Government will not cut its growth prospects because of the donors' threats to cut aid, the Central bank governor has said.
Presenting the March monetary policy statement last week, Governor Emmanuel Tumusiime-Mutebile said even if direct aid was cut, the money would be channelled to NGOs and the private sector, thus staying in the country.
"The worst scenario would be for aid not coming at all, but we know the NGOs will get the money [and spend it in the country]," Mutebile said. "Government has not received any formal communication of anybody cutting aid."
BOU forecasts Uganda's economy to grow in the ranges of six to 6.5 per cent this financial year, although some analysts say growth could eventually be lower if aid cuts happen.
Already, the World Bank suspended the $90m loan to the health sector. Some countries like Norway, Sweden, and Canada have said they would withhold support to the country. The USA said it was reviewing its relationship with Uganda.
Analysts say Uganda should not just brush off donors arrogantly because aid support means a lot to the economy. Lawrence Bategeka, a former principal at Makerere's Economic Policy Research Centre, said if aid cut threats were fulfilled, we would see slowed growth this financial year.
"Aid has been our life-support machine; and the earlier we learn to do without aid, the better," he said.

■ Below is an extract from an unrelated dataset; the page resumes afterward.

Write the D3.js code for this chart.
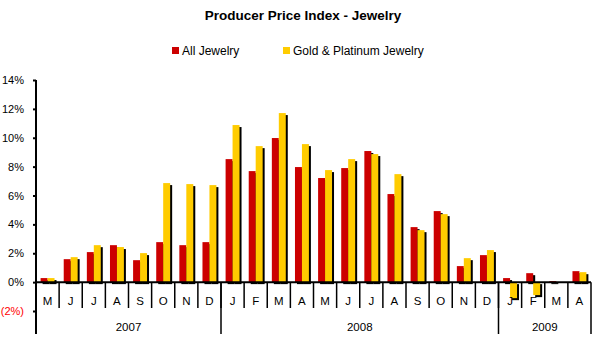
<!DOCTYPE html>
<html>
<head>
<meta charset="utf-8">
<script src="https://cdn.jsdelivr.net/npm/d3@7"></script>
<style>
  html, body { margin: 0; padding: 0; background: #fff; }
  svg { display: block; font-family: Arial, "Liberation Sans", sans-serif; }
</style>
</head>
<body>
<svg id="chart" width="600" height="347"></svg>
<script>
// Monthly year-over-year change (%), May 2007 – Apr 2009
const months = ["M","J","J","A","S","O","N","D",
                "J","F","M","A","M","J","J","A","S","O","N","D",
                "J","F","M","A"];
const years = [
  { label: "2007", start: 0, end: 8 },
  { label: "2008", start: 8, end: 20 },
  { label: "2009", start: 20, end: 24 }
];
const allJewelry = [0.28, 1.59, 2.08, 2.56, 1.52, 2.77, 2.56, 2.77,
                    8.52, 7.69, 9.98, 7.97, 7.21, 7.90, 9.08, 6.10, 3.81, 4.92, 1.11, 1.87,
                    0.28, 0.62, 0.07, 0.76];
const goldPlatinum = [0.28, 1.73, 2.56, 2.43, 2.01, 6.86, 6.79, 6.72,
                      10.88, 9.42, 11.71, 9.56, 7.76, 8.52, 8.87, 7.48, 3.60, 4.71, 1.66, 2.22,
                      -1.11, -0.90, 0.00, 0.69];
const seriesNames = ["All Jewelry", "Gold & Platinum Jewelry"];
const seriesColors = ["#CC0000", "#FFCC00"];
const yTicks = [-2, 0, 2, 4, 6, 8, 10, 12, 14];

const svg = d3.select("#chart");
const plotLeft = 36, plotRight = 591, plotTop = 80, plotBottom = 311;

const x = d3.scaleBand().domain(d3.range(months.length)).range([plotLeft, plotRight]).padding(0);
const xs = d3.scaleBand().domain([0, 1]).range([0, x.bandwidth()])
  .paddingInner(0).paddingOuter(0.66);
const y = d3.scaleLinear().domain([-2, 14]).range([plotBottom, plotTop]);

// Title
svg.append("text")
  .attr("x", 303).attr("y", 20)
  .attr("text-anchor", "middle")
  .attr("font-size", 13.5).attr("font-weight", "bold")
  .text("Producer Price Index - Jewelry");

// Legend
const legendPos = [172, 283];
seriesNames.forEach((name, i) => {
  const g = svg.append("g").attr("transform", `translate(${legendPos[i]},47)`);
  g.append("rect").attr("width", 7).attr("height", 7).attr("fill", seriesColors[i]);
  g.append("text").attr("x", 10).attr("y", 7.5)
    .attr("font-size", 12).text(name);
});

// Bars with drop shadows
const data = [allJewelry, goldPlatinum];
data.forEach((vals, s) => {
  const bar = (d, i) => ({
    x: x(i) + xs(s),
    y: y(Math.max(0, d)),
    h: Math.abs(y(d) - y(0))
  });
  svg.append("g").selectAll("rect")
    .data(vals).join("rect")
    .attr("x", (d, i) => bar(d, i).x + 2)
    .attr("y", (d, i) => bar(d, i).y + 2)
    .attr("width", xs.bandwidth())
    .attr("height", (d, i) => bar(d, i).h)
    .attr("fill", "#000");
  svg.append("g").selectAll("rect")
    .data(vals).join("rect")
    .attr("x", (d, i) => bar(d, i).x)
    .attr("y", (d, i) => bar(d, i).y)
    .attr("width", xs.bandwidth())
    .attr("height", (d, i) => bar(d, i).h)
    .attr("fill", seriesColors[s]);
});

// Y axis
const yAxis = d3.axisLeft(y)
  .tickValues(yTicks)
  .tickSize(3)
  .tickFormat(d => d < 0 ? `(${Math.abs(d)}%)` : `${d}%`);
const yg = svg.append("g").attr("transform", `translate(${plotLeft},0)`).call(yAxis);
yg.select(".domain").remove();
yg.selectAll(".tick line").attr("stroke", "#000").attr("stroke-width", 2);
yg.selectAll(".tick text")
  .attr("x", -12)
  .attr("font-size", 11)
  .attr("font-family", "Arial, 'Liberation Sans', sans-serif")
  .attr("fill", d => d < 0 ? "#FF0000" : "#000");

// Vertical axis line runs into the category area
svg.append("line")
  .attr("x1", plotLeft).attr("x2", plotLeft)
  .attr("y1", plotTop).attr("y2", 334)
  .attr("stroke", "#000").attr("stroke-width", 2);

// Zero line
svg.append("line")
  .attr("x1", plotLeft).attr("x2", plotRight)
  .attr("y1", y(0)).attr("y2", y(0))
  .attr("stroke", "#000").attr("stroke-width", 2);

// Month separators and labels
const monthG = svg.append("g");
d3.range(1, months.length).forEach(i => {
  monthG.append("line")
    .attr("x1", x(i)).attr("x2", x(i))
    .attr("y1", y(0)).attr("y2", 308)
    .attr("stroke", "#000").attr("stroke-width", 1.5);
});
monthG.selectAll("text").data(months).join("text")
  .attr("x", (d, i) => x(i) + x.bandwidth() / 2)
  .attr("y", 305)
  .attr("text-anchor", "middle")
  .attr("font-size", 11.5)
  .text(d => d);

// Year groups
years.forEach(yr => {
  const xe = yr.end < months.length ? x(yr.end) : plotRight;
  svg.append("line")
    .attr("x1", xe).attr("x2", xe)
    .attr("y1", y(0)).attr("y2", 334)
    .attr("stroke", "#000").attr("stroke-width", 1.5);
  svg.append("text")
    .attr("x", (x(yr.start) + xe) / 2)
    .attr("y", 331)
    .attr("text-anchor", "middle")
    .attr("font-size", 11.5)
    .text(yr.label);
});
</script>
</body>
</html>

"We have been accustomed to aid so much that it plays a big role in our economy. Take for instance, health aid; almost most ARVs come from America. When you switch off and we don't have where to turn, then it's catastrophic."
Meanwhile, the shilling has for the couple of weeks weakened against the dollar, which prompted BOU to intervene thrice pumping dollars into the market to limit further shilling depreciation. The shilling rotated around Shs 2,540 - Shs 2,580 last week.
"In assessing the market conditions, the knee-jerk reaction was sentiment driven as the markets took a view that these [aid cuts] could hurt the confidence of the international community," says Stephen Kaboyo, the managing director at Alpha Capital.
"Traditionally, grants and concessional loans are an important source of government financing," he added.
On the likely direction of the Uganda shilling going forward, Kaboyo says the depreciation pressure will die down once the market shrugs off the negative sentiment. Inflation continued to fall in February, with core inflation, which measures changes in prices of goods and services minus food, piped water and electricity, falling to 3.7 per cent last month, from 4.6 per cent in January.
Governor Mutebile said the decline was largely driven by a stronger shilling, which in over the last twelve months had appreciated by seven per cent. BOU says inflation could rise again in the next few months.
"There are potential risks of stronger inflationary pressures, including those from possible further exchange depreciation... ," Mutebile said.
"The magnitude and timing of possible declines in foreign aid is also cause for uncertainty," he said.
The Central bank said it would keep a keen eye on the events as they play out in the economy and it held its key rate at 11.5 per cent for the fourth month in a row. Charges on loans in commercial banks remain in the averages of 22 per cent.
"There are risks to growth outlook emanating from weak bank credit growth," Mutebile said.